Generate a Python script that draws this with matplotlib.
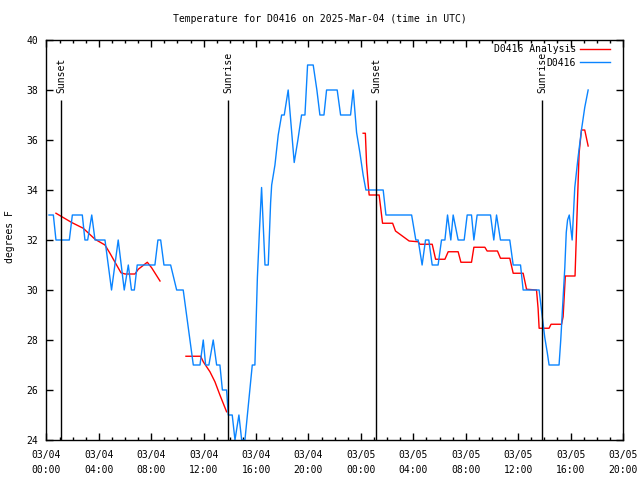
"""Temperature for D0416 on 2025-Mar-04, observed vs analysis, gnuplot look."""

from datetime import datetime, timedelta

import matplotlib
matplotlib.use("Agg")
import matplotlib.pyplot as plt
import numpy as np
from matplotlib.ticker import FuncFormatter, MultipleLocator

START = datetime(2025, 3, 4, 0, 0)

# observed D0416, hours since 03/04 00:00 UTC
obs_hours = [
    0.20, 0.53, 0.73, 1.75, 1.98, 2.74, 2.94, 3.15, 3.46, 3.71, 4.47, 4.97,
    5.48, 5.94, 6.25, 6.49, 6.71, 6.93, 8.28, 8.51, 8.72, 8.97, 9.48, 9.94,
    10.44, 11.21, 11.72, 11.97, 12.15, 12.40, 12.73, 12.99, 13.24, 13.43,
    13.75, 13.88, 14.18, 14.39, 14.69, 14.90, 15.15, 15.71, 15.91, 16.10,
    16.26, 16.42, 16.68, 16.93, 17.11, 17.19, 17.44, 17.69, 17.95, 18.15,
    18.45, 18.91, 19.19, 19.47, 19.73, 19.93, 20.36, 20.64, 20.87, 21.18,
    21.38, 22.19, 22.45, 23.21, 23.41, 23.67, 23.92, 24.17, 24.38, 25.70,
    25.91, 27.87, 28.19, 28.37, 28.67, 28.93, 29.18, 29.44, 29.89, 30.15,
    30.41, 30.61, 30.86, 31.04, 31.42, 31.88, 32.11, 32.44, 32.62, 32.87,
    33.89, 34.14, 34.35, 34.65, 35.36, 35.62, 36.18, 36.38, 37.60, 37.80,
    38.03, 38.22, 38.36, 39.12, 39.25, 39.41, 39.56, 39.67, 39.77, 39.90,
    40.12, 40.32, 40.57, 40.83, 41.08, 41.34,
]
obs_temp = [
    33, 33, 32, 32, 33, 33, 32, 32, 33, 32, 32, 30,
    32, 30, 31, 30, 30, 31, 31, 32, 32, 31, 31, 30,
    30, 27, 27, 28, 27, 27, 28, 27, 27, 26,
    26, 25, 25, 24, 25, 24, 24, 27, 27, 30.5,
    32.4, 34.1, 31, 31, 33.5, 34.2, 35, 36.2, 37, 37,
    38, 35.1, 36, 37, 37, 39, 39, 38, 37, 37,
    38, 38, 37, 37, 38, 36.3, 35.5, 34.6, 34, 34,
    33, 33, 32, 32, 31, 32, 32, 31, 31, 32,
    32, 33, 32, 33, 32, 32, 33, 33, 32, 33,
    33, 32, 33, 32, 32, 31, 31, 30, 30, 29.1,
    28.1, 27.5, 27, 27, 28, 29.5, 30.9, 32.3, 32.8, 33,
    32, 34.1, 35.3, 36.4, 37.3, 38,
]

# D0416 analysis (gaps where no analysis)
ana_hours = [
    0.73, 1.93, 2.81, 3.71, 4.47, 4.85, 5.69, 6.00, 6.76, 7.01, 7.70, 8.03, 8.67,
    9.5,
    10.65, 11.77, 11.97, 12.48, 12.86, 13.24, 13.75,
    19.0,
    24.17, 24.34, 24.43, 24.56, 24.63, 25.39, 25.50, 25.65, 26.42, 26.64,
    27.68, 28.37, 28.50, 29.44, 29.70, 30.41, 30.66, 31.42, 31.63, 32.44,
    32.62, 33.46, 33.63, 34.42, 34.65, 35.36, 35.62, 36.38, 36.64, 37.40,
    37.52, 37.60, 38.36, 38.51, 39.31, 39.43, 39.60, 40.34, 40.47, 40.65,
    40.83, 41.08, 41.34,
]
ana_temp = [
    33.07, 32.70, 32.47, 32.03, 31.80, 31.47, 30.69, 30.64, 30.64, 30.83,
    31.11, 30.89, 30.36,
    np.nan,
    27.35, 27.35, 27.13, 26.73, 26.33, 25.80, 25.13,
    np.nan,
    36.27, 36.27, 35.07, 34.20, 33.80, 33.80, 33.33, 32.67, 32.67, 32.36,
    31.96, 31.93, 31.83, 31.83, 31.23, 31.23, 31.53, 31.53, 31.11, 31.11,
    31.71, 31.71, 31.56, 31.56, 31.27, 31.27, 30.67, 30.67, 30.03, 30.00,
    29.27, 28.47, 28.47, 28.63, 28.63, 28.93, 30.56, 30.56, 32.67, 35.47,
    36.40, 36.40, 35.76,
]

sun_hours = [1.15, 13.87, 25.15, 37.85]
sun_labels = ["Sunset", "Sunrise", "Sunset", "Sunrise"]

FONT = "DejaVu Sans Mono"
FS = 7
plt.rcParams["font.family"] = FONT
plt.rcParams["font.size"] = FS

fig = plt.figure(figsize=(6.4, 4.8), dpi=100)
ax = fig.add_axes([46.4 / 640, 40 / 480, 576.6 / 640, 400 / 480])

ax.plot(ana_hours, ana_temp, color="#ff0000", lw=1.0, label="D0416 Analysis")
ax.plot(obs_hours, obs_temp, color="#0a84ff", lw=1.0, label="D0416")

ax.vlines(sun_hours, 24, 37.6, color="black", lw=1.0)
for h, lab in zip(sun_hours, sun_labels):
    ax.annotate(lab, (h, 37.6), xytext=(0, 5), textcoords="offset points",
                rotation=90, ha="center", va="bottom", fontsize=FS)

ax.set_xlim(0, 44)
ax.set_ylim(24, 40)
ax.xaxis.set_major_locator(MultipleLocator(4))
ax.xaxis.set_minor_locator(MultipleLocator(1))
ax.yaxis.set_major_locator(MultipleLocator(2))
ax.xaxis.set_major_formatter(FuncFormatter(
    lambda v, _: (START + timedelta(hours=v)).strftime("%m/%d\n%H:%M")))
ax.tick_params(which="both", direction="in", top=True, right=True,
               color="black", width=1.0, labelsize=FS)
ax.tick_params(which="major", length=5)
ax.tick_params(which="minor", length=2.5)
ax.tick_params(axis="x", pad=7)
ax.tick_params(axis="y", pad=6)
for lab in ax.get_xticklabels():
    lab.set_linespacing(1.6)
for sp in ax.spines.values():
    sp.set_linewidth(1.0)

leg = ax.legend(loc="upper right", bbox_to_anchor=(0.978, 0.99),
                frameon=False, markerfirst=False, borderpad=0,
                borderaxespad=0, handlelength=3.1, handletextpad=0.45,
                labelspacing=0.4, fontsize=FS)

fig.text(0.5, 1 - 19 / 480, "Temperature for D0416 on 2025-Mar-04 (time in UTC)",
         ha="center", va="center", fontsize=FS)
fig.text(10 / 640, 1 - 237 / 480, "degrees F", rotation=90,
         ha="center", va="center", fontsize=FS)

fig.savefig("out.png", dpi=100)
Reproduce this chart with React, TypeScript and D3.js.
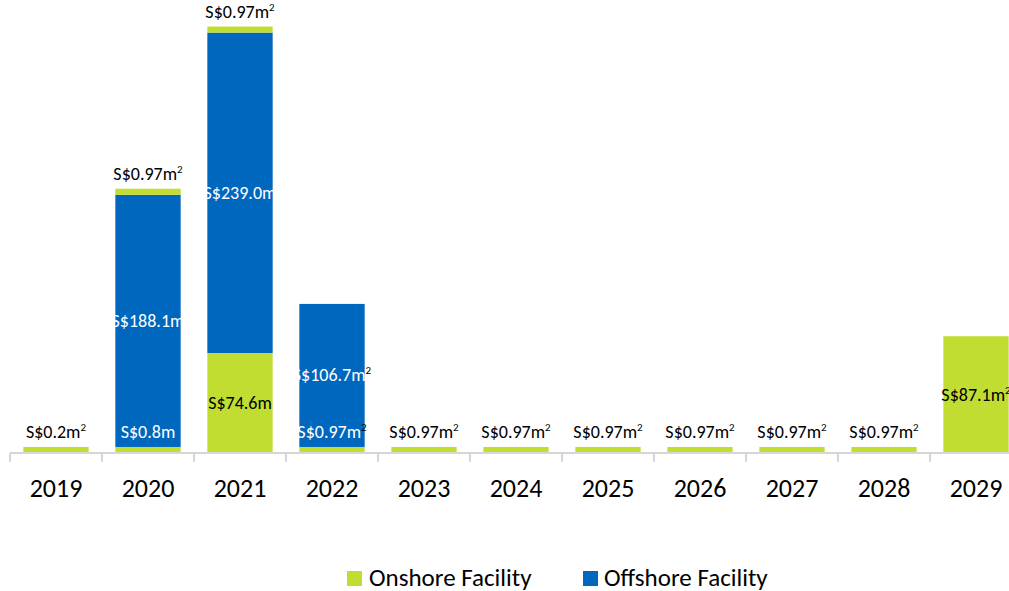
import * as d3 from "d3";

// chart values (S$ millions)
const years = ["2019", "2020", "2021", "2022", "2023", "2024", "2025", "2026", "2027", "2028", "2029"];
const onshoreBase = [0.2, 0.8, 74.6, 0.97, 0.97, 0.97, 0.97, 0.97, 0.97, 0.97, 87.1];
const offshore = [0, 188.1, 239.0, 106.7, 0, 0, 0, 0, 0, 0, 0];
const onshoreTop = [0, 0.97, 0.97, 0, 0, 0, 0, 0, 0, 0, 0];
// footnote marker "2" after the label
const baseNote = [true, false, false, true, true, true, true, true, true, true, true];
const offshoreNote = [false, false, false, true, false, false, false, false, false, false, false];
const topNote = [false, true, true, false, false, false, false, false, false, false, false];

const GREEN = "#c1dd31";
const BLUE = "#0067be";
const FONT = "Carlito, Lato, 'Open Sans', sans-serif";
const MIN_SHOWN = 4.5; // tiny values get a visible sliver, like the original

const width = 1009;
const height = 591;

function shown(v: number) {
  return v > 0 ? Math.max(v, MIN_SHOWN) : 0;
}

function fmt(v: number) {
  return "S$" + (v >= 10 ? v.toFixed(1) : String(v)) + "m";
}

function Label(props: { x: number; y: number; text: string; fill: string; note: boolean }) {
  return (
    <text x={props.x} y={props.y} textAnchor="middle" dominantBaseline="central"
      fontFamily={FONT} fontSize={18}>
      <tspan fill={props.fill}>{props.text}</tspan>
      {props.note && <tspan fill="#000" fontSize={11} dy={-5}>2</tspan>}
    </text>
  );
}

export default function App() {
  const x = d3.scaleBand<string>()
    .domain(years)
    .range([10, 1022])
    .paddingInner(0.29)
    .paddingOuter(0.145);
  const y = d3.scaleLinear().domain([0, 320]).range([453, 24]);
  const bw = x.bandwidth();

  const rows = years.map((yr, i) => {
    const b = shown(onshoreBase[i]);
    const o = offshore[i];
    const t = shown(onshoreTop[i]);
    return { yr, i, b0: 0, b1: b, o0: b, o1: b + o, t0: b + o, t1: b + o + t };
  });

  const ticks = d3.range(years.length + 1).map(k => 10 + k * x.step());

  return (
    <svg width={width} height={height} style={{ position: "absolute", left: 0, top: 0 }}>
      {rows.map(r => {
        const x0 = x(r.yr) as number;
        return (
          <g key={r.yr}>
            <rect x={x0} width={bw} y={y(r.b1)} height={y(r.b0) - y(r.b1)} fill={GREEN} />
            {offshore[r.i] > 0 && (
              <rect x={x0} width={bw} y={y(r.o1)} height={y(r.o0) - y(r.o1)} fill={BLUE} />
            )}
            {onshoreTop[r.i] > 0 && (
              <rect x={x0} width={bw} y={y(r.t1)} height={y(r.t0) - y(r.t1)} fill={GREEN} />
            )}
          </g>
        );
      })}
      {rows.map(r => {
        const cx = (x(r.yr) as number) + bw / 2;
        const big = onshoreBase[r.i] >= 10;
        const out: any[] = [];
        if (big) {
          out.push(<Label key="b" x={cx} y={(y(r.b0) + y(r.b1)) / 2} text={fmt(onshoreBase[r.i])} fill="#000" note={baseNote[r.i]} />);
        } else {
          out.push(<Label key="b" x={cx} y={y(r.b1) - 15} text={fmt(onshoreBase[r.i])}
            fill={offshore[r.i] > 0 ? "#fff" : "#000"} note={baseNote[r.i]} />);
        }
        if (offshore[r.i] > 0) {
          out.push(<Label key="o" x={cx} y={(y(r.o0) + y(r.o1)) / 2} text={fmt(offshore[r.i])} fill="#fff" note={offshoreNote[r.i]} />);
        }
        if (onshoreTop[r.i] > 0) {
          out.push(<Label key="t" x={cx} y={y(r.t1) - 15} text={fmt(onshoreTop[r.i])} fill="#000" note={topNote[r.i]} />);
        }
        return <g key={"l" + r.yr}>{out}</g>;
      })}
      <line x1={10} x2={width} y1={453} y2={453} stroke="#d6d6d6" strokeWidth={2} />
      {ticks.map(t => (
        <line key={t} x1={t} x2={t} y1={453} y2={462} stroke="#d6d6d6" strokeWidth={2} />
      ))}
      {years.map(yr => (
        <text key={yr} x={(x(yr) as number) + bw / 2} y={488} textAnchor="middle"
          dominantBaseline="central" fontFamily={FONT} fontSize={26} fill="#000">{yr}</text>
      ))}
      <g fontFamily={FONT} fontSize={25} fill="#000">
        <rect x={347} y={571} width={15} height={15} fill={GREEN} />
        <text x={369} y={577} dominantBaseline="central">Onshore Facility</text>
        <rect x={583} y={571} width={15} height={15} fill={BLUE} />
        <text x={604} y={577} dominantBaseline="central">Offshore Facility</text>
      </g>
    </svg>
  );
}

▶ [THE TASK]
Omitting all pictures, restate exactly the lines of the material from its start through the line that contains "from matplotlib.ticker import".

▶ [COMPLETE ANSWER]
Generate a Python script that draws this with matplotlib.
"""Temperature for D0416 on 2025-Mar-04, observed vs analysis, gnuplot look."""

from datetime import datetime, timedelta

import matplotlib
matplotlib.use("Agg")
import matplotlib.pyplot as plt
import numpy as np
from matplotlib.ticker import FuncFormatter, MultipleLocator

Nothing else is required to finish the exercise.